Set task
Across the listing below, count the lines that mention the string "Generate". Reply with the figure only.

Material for the task
_ _ _ _

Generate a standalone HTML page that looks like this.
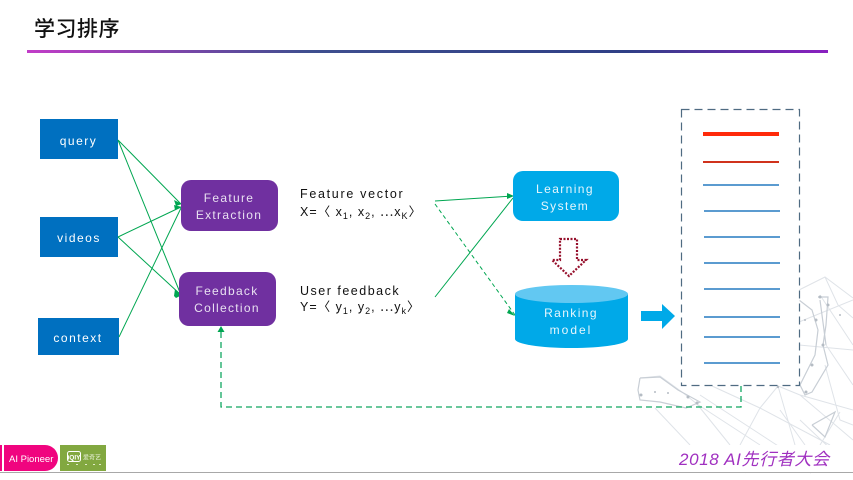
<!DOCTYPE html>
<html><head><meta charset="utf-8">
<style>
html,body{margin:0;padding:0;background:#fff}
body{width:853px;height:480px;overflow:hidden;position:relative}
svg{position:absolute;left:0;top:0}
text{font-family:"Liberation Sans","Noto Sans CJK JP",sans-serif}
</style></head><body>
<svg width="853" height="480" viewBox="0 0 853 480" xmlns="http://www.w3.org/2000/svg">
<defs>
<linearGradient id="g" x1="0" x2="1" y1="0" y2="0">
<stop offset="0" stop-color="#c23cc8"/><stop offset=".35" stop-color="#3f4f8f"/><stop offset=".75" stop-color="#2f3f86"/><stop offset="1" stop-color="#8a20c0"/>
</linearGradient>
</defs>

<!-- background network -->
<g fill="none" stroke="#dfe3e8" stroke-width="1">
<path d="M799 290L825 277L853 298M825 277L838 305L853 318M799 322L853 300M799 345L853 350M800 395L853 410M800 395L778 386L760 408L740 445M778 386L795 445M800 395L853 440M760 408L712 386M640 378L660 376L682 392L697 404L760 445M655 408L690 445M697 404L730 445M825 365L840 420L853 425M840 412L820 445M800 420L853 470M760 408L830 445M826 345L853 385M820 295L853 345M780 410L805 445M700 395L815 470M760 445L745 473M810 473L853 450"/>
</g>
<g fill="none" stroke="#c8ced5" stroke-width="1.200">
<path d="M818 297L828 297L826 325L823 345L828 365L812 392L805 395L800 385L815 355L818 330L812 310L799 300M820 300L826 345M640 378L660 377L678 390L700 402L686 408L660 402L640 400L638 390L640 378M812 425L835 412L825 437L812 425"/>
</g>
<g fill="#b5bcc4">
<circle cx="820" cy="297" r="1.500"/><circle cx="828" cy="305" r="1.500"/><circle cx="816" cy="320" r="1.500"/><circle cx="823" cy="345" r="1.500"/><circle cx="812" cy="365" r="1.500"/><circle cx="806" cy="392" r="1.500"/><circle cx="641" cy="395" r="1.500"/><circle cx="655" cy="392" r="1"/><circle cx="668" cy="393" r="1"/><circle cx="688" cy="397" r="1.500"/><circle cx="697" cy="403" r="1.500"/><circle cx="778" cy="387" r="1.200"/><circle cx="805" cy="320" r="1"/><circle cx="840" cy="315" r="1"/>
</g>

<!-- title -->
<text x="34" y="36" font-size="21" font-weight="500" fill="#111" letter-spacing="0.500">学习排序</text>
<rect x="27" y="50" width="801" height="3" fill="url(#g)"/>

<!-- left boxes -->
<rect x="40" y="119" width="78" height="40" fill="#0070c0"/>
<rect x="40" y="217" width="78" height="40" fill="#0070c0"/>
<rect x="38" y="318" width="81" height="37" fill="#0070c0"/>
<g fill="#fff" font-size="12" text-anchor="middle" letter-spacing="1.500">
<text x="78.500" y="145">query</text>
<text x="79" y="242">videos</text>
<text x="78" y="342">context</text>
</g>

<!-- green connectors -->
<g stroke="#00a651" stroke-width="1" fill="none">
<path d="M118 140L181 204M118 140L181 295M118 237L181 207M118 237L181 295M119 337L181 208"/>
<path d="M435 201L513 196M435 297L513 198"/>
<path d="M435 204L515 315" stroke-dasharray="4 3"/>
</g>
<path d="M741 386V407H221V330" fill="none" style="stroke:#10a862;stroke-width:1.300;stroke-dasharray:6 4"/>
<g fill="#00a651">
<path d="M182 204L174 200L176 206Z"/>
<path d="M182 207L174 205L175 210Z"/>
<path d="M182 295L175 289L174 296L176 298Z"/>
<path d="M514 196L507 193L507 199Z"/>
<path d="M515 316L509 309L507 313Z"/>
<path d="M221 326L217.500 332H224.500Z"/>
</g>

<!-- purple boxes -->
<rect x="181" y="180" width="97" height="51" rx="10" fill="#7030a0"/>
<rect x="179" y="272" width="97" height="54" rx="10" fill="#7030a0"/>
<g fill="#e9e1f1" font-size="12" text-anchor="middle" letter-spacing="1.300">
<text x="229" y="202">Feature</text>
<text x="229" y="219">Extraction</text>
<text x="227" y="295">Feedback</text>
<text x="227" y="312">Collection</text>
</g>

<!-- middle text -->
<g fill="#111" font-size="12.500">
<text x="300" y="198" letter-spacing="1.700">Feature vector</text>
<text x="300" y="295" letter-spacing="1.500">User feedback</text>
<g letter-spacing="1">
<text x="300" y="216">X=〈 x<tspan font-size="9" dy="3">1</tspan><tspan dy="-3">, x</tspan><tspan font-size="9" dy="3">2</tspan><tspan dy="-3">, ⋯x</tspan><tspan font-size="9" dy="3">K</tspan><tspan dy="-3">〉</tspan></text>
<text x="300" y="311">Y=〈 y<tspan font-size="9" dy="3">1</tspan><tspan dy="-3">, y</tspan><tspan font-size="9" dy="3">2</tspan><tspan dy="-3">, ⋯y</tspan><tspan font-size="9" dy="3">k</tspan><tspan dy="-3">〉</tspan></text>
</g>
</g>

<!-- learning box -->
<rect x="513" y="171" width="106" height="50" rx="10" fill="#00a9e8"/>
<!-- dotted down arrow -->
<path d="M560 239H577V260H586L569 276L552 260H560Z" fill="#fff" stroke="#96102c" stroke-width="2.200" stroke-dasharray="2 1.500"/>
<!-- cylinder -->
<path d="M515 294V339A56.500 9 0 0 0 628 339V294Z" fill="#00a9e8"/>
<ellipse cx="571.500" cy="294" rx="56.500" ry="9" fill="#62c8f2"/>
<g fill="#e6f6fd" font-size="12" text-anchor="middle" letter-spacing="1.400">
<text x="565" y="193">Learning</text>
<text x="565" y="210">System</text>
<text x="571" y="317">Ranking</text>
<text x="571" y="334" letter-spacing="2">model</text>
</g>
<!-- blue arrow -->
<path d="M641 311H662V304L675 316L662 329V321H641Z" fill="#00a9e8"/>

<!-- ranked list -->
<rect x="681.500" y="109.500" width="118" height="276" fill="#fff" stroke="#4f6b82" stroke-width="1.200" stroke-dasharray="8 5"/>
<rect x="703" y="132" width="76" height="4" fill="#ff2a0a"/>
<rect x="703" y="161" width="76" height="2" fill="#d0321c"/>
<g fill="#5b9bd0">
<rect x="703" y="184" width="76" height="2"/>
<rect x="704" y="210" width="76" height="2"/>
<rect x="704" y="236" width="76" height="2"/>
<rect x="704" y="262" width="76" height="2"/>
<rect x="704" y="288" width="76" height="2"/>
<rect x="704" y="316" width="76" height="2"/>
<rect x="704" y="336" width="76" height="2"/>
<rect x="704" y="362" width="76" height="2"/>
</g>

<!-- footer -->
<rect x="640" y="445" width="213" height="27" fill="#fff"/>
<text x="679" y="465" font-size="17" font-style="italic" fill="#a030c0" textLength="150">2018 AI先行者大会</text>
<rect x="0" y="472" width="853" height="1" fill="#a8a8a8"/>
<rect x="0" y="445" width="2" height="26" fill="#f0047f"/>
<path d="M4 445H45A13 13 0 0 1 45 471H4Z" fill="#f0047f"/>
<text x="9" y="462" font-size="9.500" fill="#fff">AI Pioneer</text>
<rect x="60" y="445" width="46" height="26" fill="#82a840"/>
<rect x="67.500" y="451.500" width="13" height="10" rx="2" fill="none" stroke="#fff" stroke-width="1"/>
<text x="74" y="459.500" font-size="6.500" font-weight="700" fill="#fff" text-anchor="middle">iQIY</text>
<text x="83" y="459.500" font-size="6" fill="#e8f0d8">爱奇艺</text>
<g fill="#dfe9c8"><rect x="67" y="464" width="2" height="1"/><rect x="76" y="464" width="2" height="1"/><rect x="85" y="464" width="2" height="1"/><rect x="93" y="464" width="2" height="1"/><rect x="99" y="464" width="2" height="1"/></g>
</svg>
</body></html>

_ _ _ _

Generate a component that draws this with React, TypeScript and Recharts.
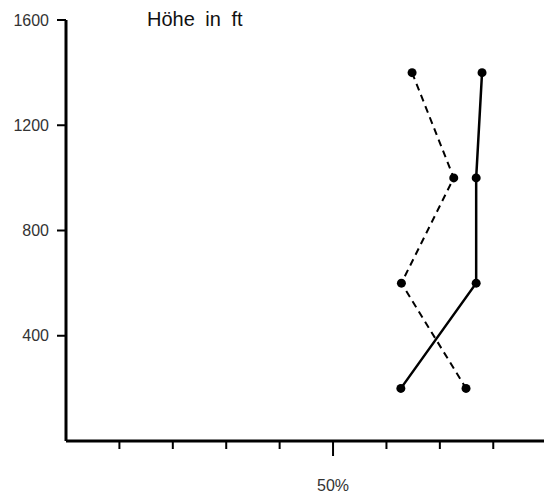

_ _ _ _

Task output
2